** Begin Provided records **
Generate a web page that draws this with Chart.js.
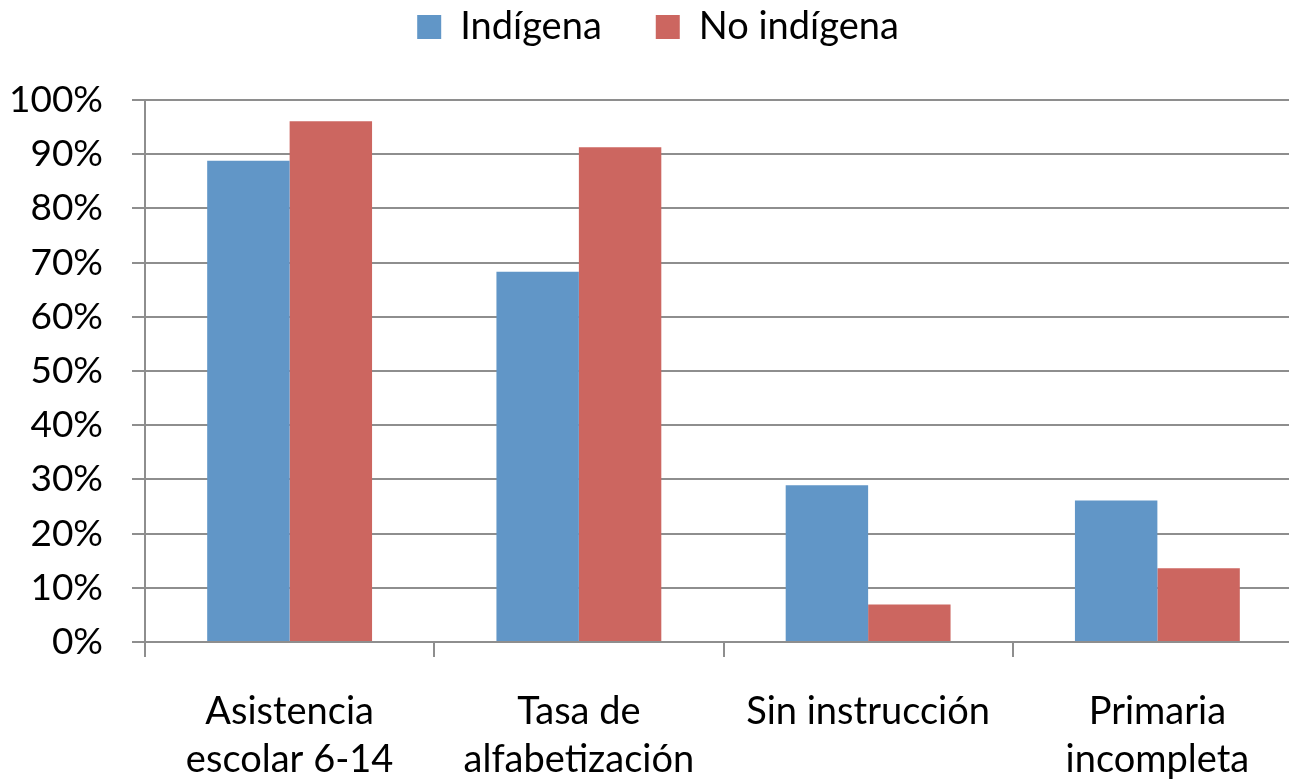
** End Provided records **
** Begin Provided records **
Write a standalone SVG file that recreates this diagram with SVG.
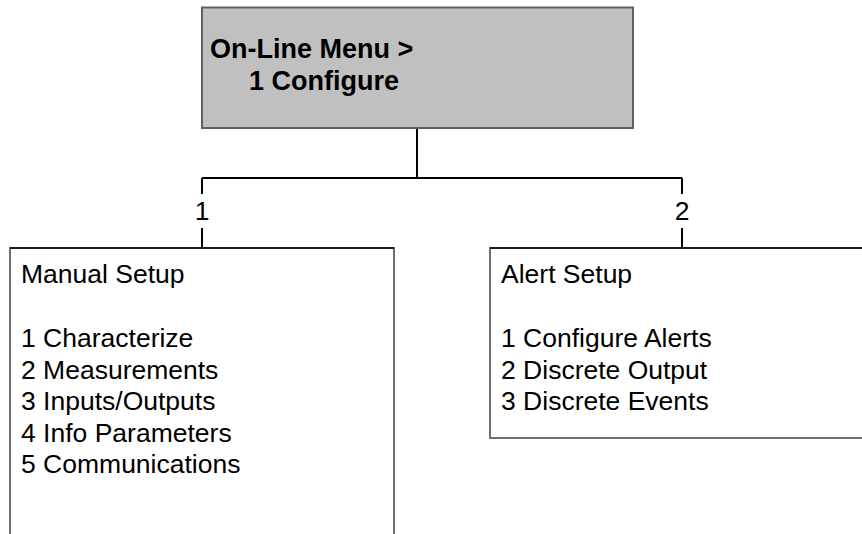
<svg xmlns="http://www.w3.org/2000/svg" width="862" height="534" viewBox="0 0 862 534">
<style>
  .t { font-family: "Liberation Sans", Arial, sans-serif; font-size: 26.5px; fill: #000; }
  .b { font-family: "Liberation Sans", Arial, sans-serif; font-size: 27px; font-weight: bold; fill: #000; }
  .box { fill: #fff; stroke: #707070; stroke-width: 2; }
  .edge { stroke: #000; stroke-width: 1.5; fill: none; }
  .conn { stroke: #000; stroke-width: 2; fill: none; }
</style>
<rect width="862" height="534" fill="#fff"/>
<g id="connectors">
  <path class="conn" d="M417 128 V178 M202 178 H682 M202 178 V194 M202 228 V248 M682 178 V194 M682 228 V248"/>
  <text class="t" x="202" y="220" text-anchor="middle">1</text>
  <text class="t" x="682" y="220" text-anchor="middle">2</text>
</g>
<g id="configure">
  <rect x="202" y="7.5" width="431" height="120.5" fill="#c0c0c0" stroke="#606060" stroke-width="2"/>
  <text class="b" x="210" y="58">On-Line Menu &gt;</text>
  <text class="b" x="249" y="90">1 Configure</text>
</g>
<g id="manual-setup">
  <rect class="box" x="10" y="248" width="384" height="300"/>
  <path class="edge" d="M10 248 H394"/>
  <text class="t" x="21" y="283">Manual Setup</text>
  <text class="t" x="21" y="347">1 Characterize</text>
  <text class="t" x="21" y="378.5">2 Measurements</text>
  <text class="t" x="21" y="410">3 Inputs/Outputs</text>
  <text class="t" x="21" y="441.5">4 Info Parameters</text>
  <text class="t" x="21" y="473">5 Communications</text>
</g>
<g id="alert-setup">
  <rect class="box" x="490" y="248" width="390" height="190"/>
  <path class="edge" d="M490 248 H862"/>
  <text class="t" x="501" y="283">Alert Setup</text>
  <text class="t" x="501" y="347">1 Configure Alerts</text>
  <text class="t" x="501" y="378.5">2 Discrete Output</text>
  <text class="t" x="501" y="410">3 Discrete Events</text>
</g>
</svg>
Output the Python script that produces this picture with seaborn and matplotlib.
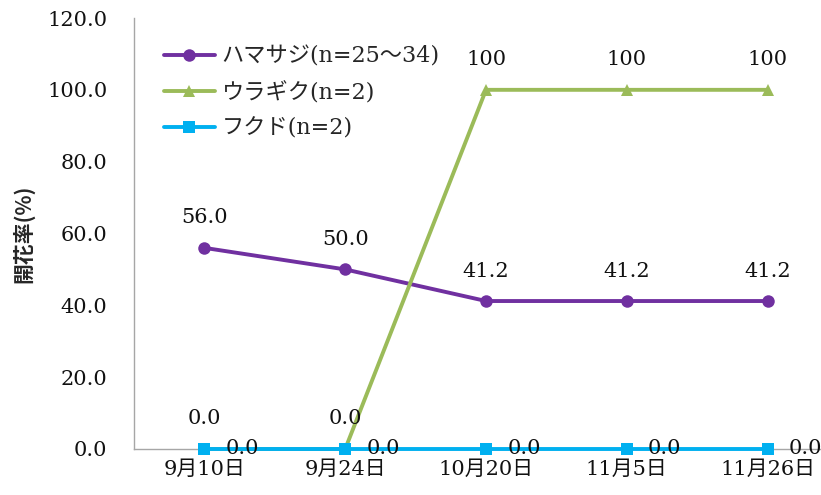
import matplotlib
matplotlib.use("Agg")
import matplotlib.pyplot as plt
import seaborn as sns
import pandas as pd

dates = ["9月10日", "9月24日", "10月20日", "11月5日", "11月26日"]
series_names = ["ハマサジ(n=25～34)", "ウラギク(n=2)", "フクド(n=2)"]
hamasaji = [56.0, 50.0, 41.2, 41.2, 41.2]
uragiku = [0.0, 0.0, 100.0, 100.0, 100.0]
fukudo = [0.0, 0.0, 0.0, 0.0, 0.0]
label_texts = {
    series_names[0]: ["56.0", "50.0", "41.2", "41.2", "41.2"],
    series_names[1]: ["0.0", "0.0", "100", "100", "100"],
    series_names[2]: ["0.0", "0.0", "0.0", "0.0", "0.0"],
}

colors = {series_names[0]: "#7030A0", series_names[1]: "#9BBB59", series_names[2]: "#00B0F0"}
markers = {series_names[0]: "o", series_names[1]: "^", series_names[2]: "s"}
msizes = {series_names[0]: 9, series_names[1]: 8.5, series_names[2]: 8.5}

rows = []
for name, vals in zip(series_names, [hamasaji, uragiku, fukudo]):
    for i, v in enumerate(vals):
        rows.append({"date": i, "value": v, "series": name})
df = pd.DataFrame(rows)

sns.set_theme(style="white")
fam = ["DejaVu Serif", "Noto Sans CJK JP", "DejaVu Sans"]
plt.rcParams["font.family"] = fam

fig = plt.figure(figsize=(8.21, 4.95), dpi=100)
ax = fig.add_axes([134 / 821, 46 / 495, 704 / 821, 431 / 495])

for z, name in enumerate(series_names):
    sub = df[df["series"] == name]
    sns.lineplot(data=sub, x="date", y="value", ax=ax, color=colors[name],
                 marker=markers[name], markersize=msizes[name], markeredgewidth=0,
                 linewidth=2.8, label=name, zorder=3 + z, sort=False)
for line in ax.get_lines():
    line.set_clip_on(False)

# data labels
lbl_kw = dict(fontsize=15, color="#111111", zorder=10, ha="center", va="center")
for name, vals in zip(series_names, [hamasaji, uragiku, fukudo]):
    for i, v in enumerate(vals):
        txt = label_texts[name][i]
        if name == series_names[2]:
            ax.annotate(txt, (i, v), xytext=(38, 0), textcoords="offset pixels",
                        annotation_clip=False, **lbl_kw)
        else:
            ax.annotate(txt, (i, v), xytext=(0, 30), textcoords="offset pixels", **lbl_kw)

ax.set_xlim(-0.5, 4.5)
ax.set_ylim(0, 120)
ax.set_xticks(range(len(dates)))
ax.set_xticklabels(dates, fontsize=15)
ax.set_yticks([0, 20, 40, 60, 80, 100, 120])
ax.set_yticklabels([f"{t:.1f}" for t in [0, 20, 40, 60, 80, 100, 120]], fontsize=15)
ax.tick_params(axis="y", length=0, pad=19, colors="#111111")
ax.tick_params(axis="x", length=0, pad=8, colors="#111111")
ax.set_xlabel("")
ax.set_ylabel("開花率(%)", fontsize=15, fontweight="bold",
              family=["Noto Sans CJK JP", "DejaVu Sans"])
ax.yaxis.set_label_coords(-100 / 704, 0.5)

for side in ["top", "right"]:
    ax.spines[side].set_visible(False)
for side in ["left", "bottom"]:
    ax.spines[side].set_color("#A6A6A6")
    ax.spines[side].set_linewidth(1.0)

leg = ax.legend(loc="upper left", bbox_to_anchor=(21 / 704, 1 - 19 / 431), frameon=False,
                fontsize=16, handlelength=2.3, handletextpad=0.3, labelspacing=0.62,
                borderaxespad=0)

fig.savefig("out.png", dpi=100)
** End Provided records **
** Begin Provided records **
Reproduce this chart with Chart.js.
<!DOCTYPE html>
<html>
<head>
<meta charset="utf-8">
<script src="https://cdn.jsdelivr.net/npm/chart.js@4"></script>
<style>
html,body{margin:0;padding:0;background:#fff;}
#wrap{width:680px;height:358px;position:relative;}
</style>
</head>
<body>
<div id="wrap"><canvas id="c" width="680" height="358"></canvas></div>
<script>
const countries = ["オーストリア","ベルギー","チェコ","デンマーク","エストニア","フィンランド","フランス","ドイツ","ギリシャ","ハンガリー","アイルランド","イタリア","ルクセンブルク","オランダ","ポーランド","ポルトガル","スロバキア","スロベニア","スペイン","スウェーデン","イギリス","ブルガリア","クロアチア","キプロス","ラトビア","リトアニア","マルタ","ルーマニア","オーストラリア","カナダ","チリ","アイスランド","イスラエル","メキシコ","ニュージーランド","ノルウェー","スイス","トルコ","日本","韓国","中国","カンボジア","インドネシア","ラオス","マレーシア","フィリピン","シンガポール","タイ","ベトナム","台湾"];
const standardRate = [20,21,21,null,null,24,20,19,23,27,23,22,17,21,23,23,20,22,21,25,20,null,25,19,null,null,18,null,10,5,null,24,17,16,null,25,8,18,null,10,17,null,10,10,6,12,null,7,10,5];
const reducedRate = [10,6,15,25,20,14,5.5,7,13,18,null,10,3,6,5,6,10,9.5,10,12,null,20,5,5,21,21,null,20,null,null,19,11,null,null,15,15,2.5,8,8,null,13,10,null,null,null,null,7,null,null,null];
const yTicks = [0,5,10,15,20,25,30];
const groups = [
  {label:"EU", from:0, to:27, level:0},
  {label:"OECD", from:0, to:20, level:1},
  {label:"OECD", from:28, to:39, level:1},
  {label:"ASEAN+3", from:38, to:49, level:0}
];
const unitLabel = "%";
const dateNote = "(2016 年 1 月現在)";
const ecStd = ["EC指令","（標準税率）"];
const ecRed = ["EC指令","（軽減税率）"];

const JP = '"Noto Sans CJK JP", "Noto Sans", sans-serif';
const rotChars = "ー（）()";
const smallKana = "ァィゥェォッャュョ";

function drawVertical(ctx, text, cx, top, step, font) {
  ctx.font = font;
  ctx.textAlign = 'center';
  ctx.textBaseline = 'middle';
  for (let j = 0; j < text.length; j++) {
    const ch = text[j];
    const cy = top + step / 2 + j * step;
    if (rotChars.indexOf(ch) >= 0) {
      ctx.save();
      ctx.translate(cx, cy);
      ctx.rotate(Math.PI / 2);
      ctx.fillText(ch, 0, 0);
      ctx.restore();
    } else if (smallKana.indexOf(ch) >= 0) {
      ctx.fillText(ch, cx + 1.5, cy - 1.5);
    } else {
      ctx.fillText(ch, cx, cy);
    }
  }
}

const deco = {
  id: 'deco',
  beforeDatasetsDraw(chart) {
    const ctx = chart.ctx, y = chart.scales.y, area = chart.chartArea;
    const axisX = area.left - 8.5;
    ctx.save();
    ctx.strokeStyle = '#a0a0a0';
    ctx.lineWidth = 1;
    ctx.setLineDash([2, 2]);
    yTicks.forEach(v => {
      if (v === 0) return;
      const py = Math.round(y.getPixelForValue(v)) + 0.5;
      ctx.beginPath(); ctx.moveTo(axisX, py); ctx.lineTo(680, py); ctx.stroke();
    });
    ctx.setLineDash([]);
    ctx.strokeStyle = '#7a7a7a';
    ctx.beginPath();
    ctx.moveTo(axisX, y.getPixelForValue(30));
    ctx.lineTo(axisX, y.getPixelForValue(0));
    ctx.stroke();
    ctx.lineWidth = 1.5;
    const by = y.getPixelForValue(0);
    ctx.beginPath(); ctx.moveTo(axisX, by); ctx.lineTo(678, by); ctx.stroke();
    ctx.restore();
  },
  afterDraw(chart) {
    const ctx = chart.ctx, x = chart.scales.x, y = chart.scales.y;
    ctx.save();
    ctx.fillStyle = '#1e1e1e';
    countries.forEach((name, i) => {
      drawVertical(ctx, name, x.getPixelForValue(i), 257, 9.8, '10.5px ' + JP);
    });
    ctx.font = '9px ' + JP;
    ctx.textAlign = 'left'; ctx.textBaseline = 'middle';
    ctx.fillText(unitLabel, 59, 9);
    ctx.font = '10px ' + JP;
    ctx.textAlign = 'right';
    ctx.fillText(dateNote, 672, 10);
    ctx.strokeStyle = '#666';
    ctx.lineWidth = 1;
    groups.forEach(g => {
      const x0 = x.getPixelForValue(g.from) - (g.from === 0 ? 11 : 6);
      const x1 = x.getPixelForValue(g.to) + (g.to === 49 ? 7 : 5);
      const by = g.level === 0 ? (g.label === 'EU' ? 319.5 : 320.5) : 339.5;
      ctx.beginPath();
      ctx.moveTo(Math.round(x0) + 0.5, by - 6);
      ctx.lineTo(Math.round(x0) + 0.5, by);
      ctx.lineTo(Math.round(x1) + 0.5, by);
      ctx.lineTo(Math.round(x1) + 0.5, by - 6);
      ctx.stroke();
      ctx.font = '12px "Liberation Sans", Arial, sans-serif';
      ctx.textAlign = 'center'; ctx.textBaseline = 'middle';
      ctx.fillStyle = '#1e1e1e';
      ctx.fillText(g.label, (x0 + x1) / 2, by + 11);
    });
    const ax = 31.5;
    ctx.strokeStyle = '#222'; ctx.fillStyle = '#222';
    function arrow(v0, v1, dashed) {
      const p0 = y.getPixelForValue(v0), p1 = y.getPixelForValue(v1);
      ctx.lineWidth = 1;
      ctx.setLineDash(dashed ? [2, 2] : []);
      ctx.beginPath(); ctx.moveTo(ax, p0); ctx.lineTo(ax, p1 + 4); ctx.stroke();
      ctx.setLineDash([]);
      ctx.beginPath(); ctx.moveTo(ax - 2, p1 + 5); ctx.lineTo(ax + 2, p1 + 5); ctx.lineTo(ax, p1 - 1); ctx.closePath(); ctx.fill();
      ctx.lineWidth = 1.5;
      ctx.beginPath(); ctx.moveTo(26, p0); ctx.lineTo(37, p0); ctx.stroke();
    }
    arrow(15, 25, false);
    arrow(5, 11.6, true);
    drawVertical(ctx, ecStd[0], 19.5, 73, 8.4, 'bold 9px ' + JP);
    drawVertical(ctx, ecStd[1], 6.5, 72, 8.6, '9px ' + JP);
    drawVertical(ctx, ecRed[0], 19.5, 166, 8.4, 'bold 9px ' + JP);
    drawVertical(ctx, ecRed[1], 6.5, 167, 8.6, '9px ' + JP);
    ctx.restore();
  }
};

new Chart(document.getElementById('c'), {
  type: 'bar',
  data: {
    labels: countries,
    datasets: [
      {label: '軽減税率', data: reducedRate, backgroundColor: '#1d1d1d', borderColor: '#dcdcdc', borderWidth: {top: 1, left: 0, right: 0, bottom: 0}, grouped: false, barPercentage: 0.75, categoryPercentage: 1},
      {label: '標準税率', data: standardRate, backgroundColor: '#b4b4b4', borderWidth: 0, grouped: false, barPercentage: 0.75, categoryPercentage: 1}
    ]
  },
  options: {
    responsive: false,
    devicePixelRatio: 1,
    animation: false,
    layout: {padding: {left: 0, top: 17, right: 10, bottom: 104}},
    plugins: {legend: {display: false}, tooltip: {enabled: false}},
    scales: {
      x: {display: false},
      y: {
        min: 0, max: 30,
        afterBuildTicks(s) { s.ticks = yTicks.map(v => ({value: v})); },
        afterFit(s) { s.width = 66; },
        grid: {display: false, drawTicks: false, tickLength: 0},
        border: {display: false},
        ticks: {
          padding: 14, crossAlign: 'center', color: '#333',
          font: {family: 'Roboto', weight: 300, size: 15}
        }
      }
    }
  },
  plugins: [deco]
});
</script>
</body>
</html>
** End Provided records **
**To do**
Show every line from the entries above in which the word "this" appears.

**Right answer**
Generate a web page that draws this with Chart.js.
Write a standalone SVG file that recreates this diagram with SVG.
Output the Python script that produces this picture with seaborn and matplotlib.
Reproduce this chart with Chart.js.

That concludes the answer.